Fisher, the Backward Flag Brewing Co. founder, admits to receiving hate mail along with an inbox full of offers to donate.

"The response has been mixed. Some people have this idea that they are coming here to leech off our country," Fisher told VOA.

But the brewery has been filled with and emptied of donations several times, and they continue to roll in.

"A lot of those people are our allies," Fisher said. "They helped our soldiers, our military, to complete their mission. And the people that have come here are those people and their families. ... We should say 'thank you' to them, not 'send them back' or 'kick them out.'"

"Some people say, 'There's a risk. Some of them might be terrorists,'" she said. "It's possible.
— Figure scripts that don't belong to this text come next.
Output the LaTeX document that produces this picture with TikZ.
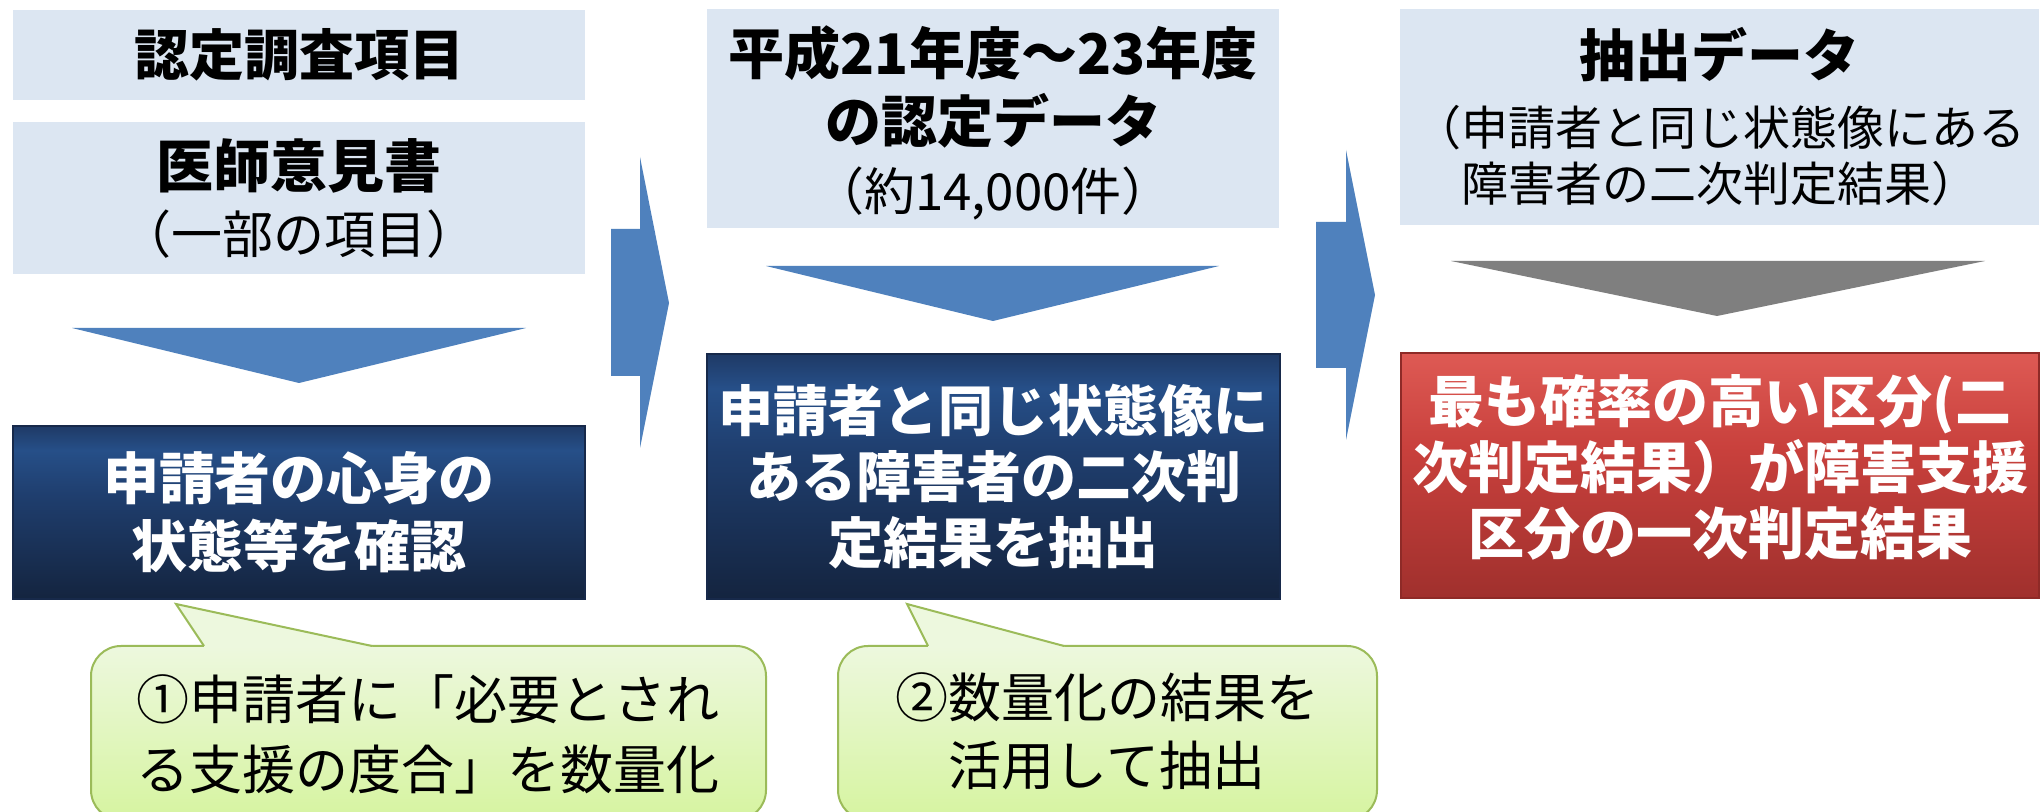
\documentclass[tikz,border=0pt]{standalone}
\usepackage{fontspec}
\setmainfont{Noto Sans CJK JP}
\definecolor{lightbox}{HTML}{DCE6F2}
\definecolor{arrowblue}{HTML}{4F81BD}
\definecolor{arrowgray}{HTML}{7F7F7F}
\definecolor{dbtop}{HTML}{1F3A66}
\definecolor{dblight}{HTML}{264F88}
\definecolor{dbmid}{HTML}{1F3E6E}
\definecolor{dbbot}{HTML}{14243F}
\definecolor{dbedge}{HTML}{17294A}
\definecolor{rdtop}{HTML}{DE5A54}
\definecolor{rdmid}{HTML}{C8403C}
\definecolor{rdbot}{HTML}{A0302D}
\definecolor{rdedge}{HTML}{8E2A27}
\definecolor{cotop}{HTML}{EDF8DE}
\definecolor{cobot}{HTML}{D6F4A0}
\definecolor{coedge}{HTML}{9BBB59}
\pgfdeclareverticalshading{dbshade}{100bp}{color(0bp)=(dbbot); color(25bp)=(dbbot); color(55bp)=(dbmid); color(68bp)=(dblight); color(75bp)=(dbtop); color(100bp)=(dbtop)}
\pgfdeclareverticalshading{rdshade}{100bp}{color(0bp)=(rdbot); color(25bp)=(rdbot); color(55bp)=(rdmid); color(75bp)=(rdtop); color(100bp)=(rdtop)}
\newcommand{\fsz}[2]{\fontsize{#1}{#2}\selectfont}
\begin{document}
\begin{tikzpicture}[x=0.5pt,y=-0.5pt,
  lbox/.style={fill=lightbox, inner sep=0pt, align=center, text=black},
  dbox/.style={shade, shading=dbshade, draw=dbedge, line width=0.6pt, inner sep=0pt, align=center, text=white},
  rbox/.style={shade, shading=rdshade, draw=rdedge, line width=0.6pt, inner sep=0pt, align=center, text=white},
  btext/.style={inner sep=0pt, align=center},
  blockarrow/.style={fill=arrowblue},
  grayarrow/.style={fill=arrowgray},
  cobody/.style={draw=coedge, line width=1pt, top color=cotop, bottom color=cobot, rounded corners=15pt},
  coedgeline/.style={draw=coedge, line width=1pt, line join=miter},
  ctext/.style={align=center, inner sep=0pt, text=black}
]
\useasboundingbox (0,0) rectangle (2042,812);
\fill[white] (0,0) rectangle (2042,812);

% column 1
\node[lbox, minimum width=286pt, minimum height=45pt, font=\fsz{27.5pt}{33pt}\bfseries] (A) at (299,55) {認定調査項目};
\node[lbox, minimum width=286pt, minimum height=76pt, font=\fsz{28pt}{33pt}] (B) at (299,198)
  {{\fsz{28.5pt}{33pt}\bfseries 医師意見書}\\{\fsz{25.5pt}{33pt}（一部の項目）}};
\fill[blockarrow] (72,328) -- (526,328) -- (299,383) -- cycle;
\node[dbox, minimum width=286pt, minimum height=86.5pt, font=\fsz{28pt}{34pt}\bfseries] (D1) at (299,512.5)
  {申請者の心身の\\状態等を確認};

% callout 1
\shade[cobody] (91,646) rectangle (766,820);
\fill[cotop] (204,646) -- (176,604) -- (372,646) -- (372,648.5) -- (204,648.5) -- cycle;
\draw[coedgeline] (204,646) -- (176,604) -- (372,646);
\node[ctext, font=\fsz{26.5pt}{35pt}] (c1) at (428,734) {①申請者に「必要とされ\\る支援の度合」を数量化};

% arrow 1
\fill[blockarrow] (611,229) -- (640,229) -- (640,157) -- (669,303) -- (640,448) -- (640,376) -- (611,376) -- cycle;

% column 2
\node[lbox, minimum width=286pt, minimum height=109.5pt] (C) at (993,118.5) {};
\node[btext, font=\fsz{28pt}{34pt}] (Ct) at (993,123)
  {{\bfseries 平成21年度～23年度}\\{\bfseries の認定データ}\\{\fsz{25.5pt}{34pt}（約14,000件）}};
\fill[blockarrow] (766,266) -- (1219,266) -- (993,321) -- cycle;
\node[dbox, minimum width=286.5pt, minimum height=122.5pt, font=\fsz{27.5pt}{33pt}\bfseries] (D2) at (993.5,476.5)
  {申請者と同じ状態像に\\ある障害者の二次判\\定結果を抽出};

% callout 2
\shade[cobody] (838,646) rectangle (1377,820);
\fill[cotop] (928,646) -- (907,604) -- (1064,646) -- (1064,648.5) -- (928,648.5) -- cycle;
\draw[coedgeline] (928,646) -- (907,604) -- (1064,646);
\node[ctext, font=\fsz{26.5pt}{34pt}] (c2) at (1107,731) {②数量化の結果を\\活用して抽出};

% arrow 2
\fill[blockarrow] (1316,222) -- (1346,222) -- (1346,150) -- (1375,295) -- (1346,440) -- (1346,368) -- (1316,368) -- cycle;

% column 3
\node[lbox, minimum width=319.5pt, minimum height=108pt, font=\fsz{28pt}{34.5pt}] (D) at (1719.5,117)
  {{\bfseries 抽出データ}\\{\fsz{23.5pt}{28pt}（申請者と同じ状態像にある}\\[-6.5pt]{\fsz{23.5pt}{28pt}障害者の二次判定結果）}};
\fill[grayarrow] (1451,261) -- (1985,261) -- (1717,316) -- cycle;
\node[rbox, minimum width=319pt, minimum height=122.5pt] (R) at (1720,475.5) {};
\node[btext, text=white, font=\fsz{28pt}{33pt}\bfseries] (Rt) at (1720,467)
  {最も確率の高い区分(二\\次判定結果）が障害支援\\区分の一次判定結果};
\end{tikzpicture}
\end{document}
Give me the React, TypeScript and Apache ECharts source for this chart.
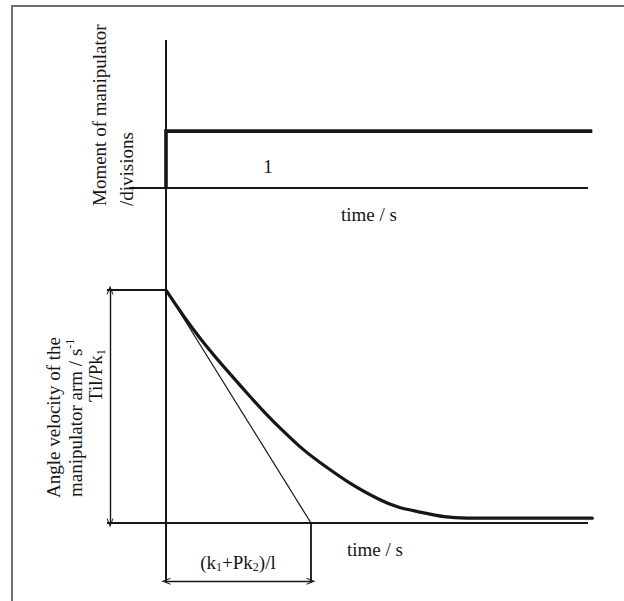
import React, { useEffect, useRef } from "react";
import * as echarts from "echarts";

// ---- Data (schematic units: time in units of (k1+Pk2)/l, values normalised) ----
// Upper diagram: moment of manipulator (step)
const stepTime = [0, 0, 2.94];
const stepMoment = [0, 1, 1];
const stepLevelLabel = "1";

// Lower diagram: angle velocity of the manipulator arm (decay curve)
const velTime = [0, 0.234, 0.51, 0.786, 1.062, 1.476, 1.752, 2.076, 2.94];
const velValue = [1, 0.794, 0.592, 0.408, 0.26, 0.1, 0.047, 0.021, 0.021];

// Initial tangent of the decay curve
const tangentTime = [0, 1];
const tangentValue = [1, 0];

// Characteristic quantities
const omega0 = 1; // Til/Pk1
const tau = 1; // (k1+Pk2)/l

// Axis extents (schematic)
const topYMax = 2.6;
const botYMin = -0.26;
const botYMax = 1.44;
const xMin = -0.5;
const xMax = 3.0;
const baselineEnd = 2.91;
const topBaselineStart = -0.255;
const botTickStart = -0.407;
const arrowX = -0.386;
const arrowY = -0.25;
const dropEnd = -0.255;

const INK = "#161616";
const FONT = "Liberation Serif, Times New Roman, serif";
const chevron = "path://M5,0 L10,10 L8.6,10 L5,3.2 L1.4,10 L0,10 Z";

const zip = (a: number[], b: number[]) => a.map((v, i) => [v, b[i]]);

export default function App() {
  const ref = useRef<HTMLDivElement>(null);

  useEffect(() => {
    if (!ref.current) return;
    const chart = echarts.init(ref.current, null, { renderer: "svg" });

    const lineSeries = (
      name: string,
      data: number[][],
      grid: number,
      width: number,
      extra: any = {}
    ) => ({
      name,
      type: "line",
      xAxisIndex: grid,
      yAxisIndex: grid,
      data,
      symbol: "none",
      clip: false,
      silent: true,
      lineStyle: { color: INK, width, cap: "butt", join: "miter" },
      ...extra,
    });

    const rich = {
      m: { fontFamily: FONT, fontSize: 19, lineHeight: 22, color: INK },
      sub: { fontFamily: FONT, fontSize: 12, lineHeight: 12, color: INK, verticalAlign: "bottom" },
      sup: { fontFamily: FONT, fontSize: 12, lineHeight: 12, color: INK, verticalAlign: "top" },
    };

    const txt = (x: number, y: number, text: string, opts: any = {}) => ({
      type: "text",
      x,
      y,
      rotation: opts.rotation || 0,
      silent: true,
      style: {
        text,
        rich,
        font: `19px ${FONT}`,
        fill: INK,
        align: opts.align || "center",
        verticalAlign: "middle",
      },
    });

    const R = Math.PI / 2;

    chart.setOption({
      animation: false,
      backgroundColor: "#ffffff",
      grid: [
        { left: 93.5, right: 23, top: 40, height: 148 },
        { left: 93.5, right: 23, top: 187.5, height: 396.1 },
      ],
      xAxis: [
        { type: "value", gridIndex: 0, min: xMin, max: xMax, show: false },
        { type: "value", gridIndex: 1, min: xMin, max: xMax, show: false },
      ],
      yAxis: [
        { type: "value", gridIndex: 0, min: 0, max: topYMax, show: false },
        { type: "value", gridIndex: 1, min: botYMin, max: botYMax, show: false },
      ],
      series: [
        // upper diagram
        lineSeries("axisTop", [[0, 0], [0, topYMax]], 0, 2),
        lineSeries("baseTop", [[topBaselineStart, 0], [baselineEnd, 0]], 0, 1.8),
        lineSeries("moment", zip(stepTime, stepMoment), 0, 3.6),
        // lower diagram
        lineSeries("axisBot", [[0, botYMax], [0, dropEnd]], 1, 2),
        lineSeries("baseBot", [[botTickStart, 0], [baselineEnd, 0]], 1, 1.8),
        lineSeries("tickTop", [[botTickStart, omega0], [0, omega0]], 1, 1.8, {
          markLine: {
            silent: true,
            symbol: [chevron, chevron],
            symbolSize: [7, 9],
            label: { show: false },
            lineStyle: { color: INK, width: 1.4, type: "solid" },
            data: [
              [{ coord: [arrowX, omega0] }, { coord: [arrowX, 0] }],
              [{ coord: [0, arrowY] }, { coord: [tau, arrowY] }],
            ],
          },
        }),
        lineSeries("drop", [[tau, 0], [tau, dropEnd]], 1, 1.8),
        lineSeries("tangent", zip(tangentTime, tangentValue), 1, 1.2),
        lineSeries("velocity", zip(velTime, velValue), 1, 3.2, {
          smooth: 0.4,
          lineStyle: { color: INK, width: 3.2, cap: "round", join: "round" },
        }),
      ],
      graphic: [
        {
          type: "rect",
          silent: true,
          shape: { x: 12, y: 6, width: 700, height: 700 },
          style: { fill: "none", stroke: "#707070", lineWidth: 2 },
        },
        txt(99.5, 206, "Moment of manipulator", { rotation: R, align: "left" }),
        txt(126.5, 206, "/divisions", { rotation: R, align: "left" }),
        txt(268, 166, stepLevelLabel),
        txt(369, 214, "time / s"),
        txt(53.5, 498, "Angle velocity of the", { rotation: R, align: "left" }),
        txt(75, 497, "{m|manipulator arm / s}{sup|-1}", { rotation: R, align: "left" }),
        txt(95.5, 402, "{m|Til/Pk}{sub|1}", { rotation: R, align: "left" }),
        txt(375, 549, "time / s"),
        txt(238, 562, "{m|(k}{sub|1}{m|+Pk}{sub|2}{m|)/l}"),
      ],
    });

    return () => chart.dispose();
  }, []);

  return (
    <div
      ref={ref}
      style={{ position: "fixed", left: 0, top: 0, width: 624, height: 601, background: "#fff" }}
    />
  );
}
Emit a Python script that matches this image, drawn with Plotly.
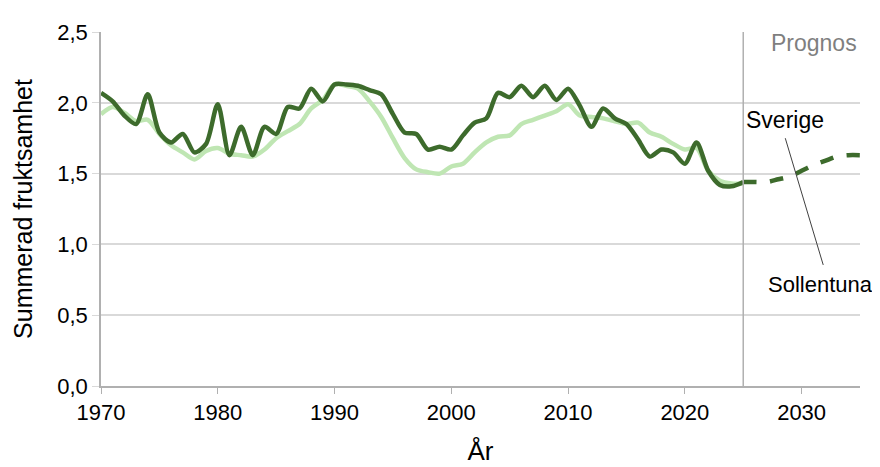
import plotly.graph_objects as go

years_hist = list(range(1970, 2026))
sollentuna = [2.07, 2.01, 1.91, 1.85, 2.06, 1.79, 1.72, 1.78, 1.65, 1.71,
              1.99, 1.63, 1.83, 1.63, 1.83, 1.78, 1.97, 1.96, 2.10, 2.01,
              2.13, 2.13, 2.12, 2.09, 2.06, 1.92, 1.79, 1.78, 1.67, 1.69,
              1.67, 1.77, 1.86, 1.89, 2.07, 2.04, 2.12, 2.04, 2.12, 2.02,
              2.10, 1.98, 1.83, 1.96, 1.89, 1.85, 1.74, 1.62, 1.67, 1.65,
              1.57, 1.72, 1.52, 1.42, 1.41, 1.44]
sverige = [1.92, 1.97, 1.93, 1.87, 1.88, 1.78, 1.70, 1.65, 1.60, 1.66,
           1.68, 1.64, 1.63, 1.62, 1.67, 1.75, 1.80, 1.85, 1.96, 2.02,
           2.13, 2.12, 2.10, 2.01, 1.90, 1.75, 1.61, 1.53, 1.51, 1.50,
           1.55, 1.57, 1.65, 1.72, 1.76, 1.77, 1.85, 1.88, 1.91, 1.94,
           1.99, 1.91, 1.90, 1.89, 1.87, 1.85, 1.86, 1.79, 1.76, 1.71,
           1.67, 1.68, 1.52, 1.45, 1.43, 1.43]
years_prog = list(range(2025, 2036))
sollentuna_prog = [1.44, 1.44, 1.44, 1.46, 1.48, 1.52, 1.56, 1.59, 1.62, 1.63, 1.63]

x_ticks = [1970, 1980, 1990, 2000, 2010, 2020, 2030]
y_ticks = [0.0, 0.5, 1.0, 1.5, 2.0, 2.5]
y_ticklabels = ["0,0", "0,5", "1,0", "1,5", "2,0", "2,5"]

DARK = "#3d6b2c"
LIGHT = "#bfe6b3"

fig = go.Figure()
fig.add_trace(go.Scatter(x=years_hist, y=sverige, mode="lines", name="Sverige",
                         line=dict(color=LIGHT, width=4.5, shape="spline", smoothing=0.8)))
fig.add_trace(go.Scatter(x=years_hist, y=sollentuna, mode="lines", name="Sollentuna",
                         line=dict(color=DARK, width=4.5, shape="spline", smoothing=0.8)))
fig.add_trace(go.Scatter(x=years_prog, y=sollentuna_prog, mode="lines", name="Prognos",
                         line=dict(color=DARK, width=4.5, dash="dash", shape="spline", smoothing=0.8)))

fig.add_shape(type="line", xref="x", yref="paper", x0=2025, x1=2025, y0=0, y1=1,
              line=dict(color="#b0b0b0", width=1.5))

font = "Liberation Sans, Arial, sans-serif"
fig.add_annotation(x=2034.9, y=2.42, xref="x", yref="y", text="Prognos", showarrow=False,
                   xanchor="right", yanchor="middle", font=dict(size=23, color="#7f7f7f", family=font))
fig.add_annotation(x=2028.6, y=1.88, xref="x", yref="y", text="Sverige", showarrow=False,
                   font=dict(size=23, color="#000000", family=font))
fig.add_annotation(x=2031.6, y=0.72, xref="x", yref="y", text="Sollentuna", showarrow=False,
                   font=dict(size=22, color="#000000", family=font))
fig.add_shape(type="line", xref="x", yref="y", x0=2028.6, y0=1.75, x1=2031.85, y1=0.855,
              line=dict(color="#404040", width=1))

fig.update_layout(
    width=880, height=467,
    margin=dict(l=93, r=28, t=18, b=89),
    plot_bgcolor="white", paper_bgcolor="white",
    showlegend=False,
    font=dict(family=font, size=22, color="#000000"),
    xaxis=dict(range=[1970, 2035], tickvals=x_ticks, ticktext=[str(v) for v in x_ticks],
               showgrid=False, showline=True, linecolor="#b0b0b0", linewidth=1.5,
               ticks="outside", ticklen=6, tickcolor="#b0b0b0",
               title=dict(text="År", font=dict(size=26), standoff=18),
               tickfont=dict(size=22)),
    yaxis=dict(range=[0, 2.5], tickvals=y_ticks, ticktext=y_ticklabels,
               showgrid=True, gridcolor="#d9d9d9", gridwidth=1.5,
               showline=True, linecolor="#b0b0b0", linewidth=1.5,
               ticks="outside", ticklen=7, tickcolor="#d9d9d9",
               zeroline=False,
               title=dict(text="Summerad fruktsamhet", font=dict(size=25), standoff=18),
               tickfont=dict(size=22)),
)

fig.write_html("out.html")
But you know what? We also have that living in our country amongst us every day. The human thing to do is give these people sanctuary if we have the ability to do that."

Fisher emphasized the service that many Afghans had provided to the U.S. during the 20 years the country fought in Afghanistan.

"In my opinion, many of those people probably served our country a hell of a lot more than most people that actually live in this country," she said.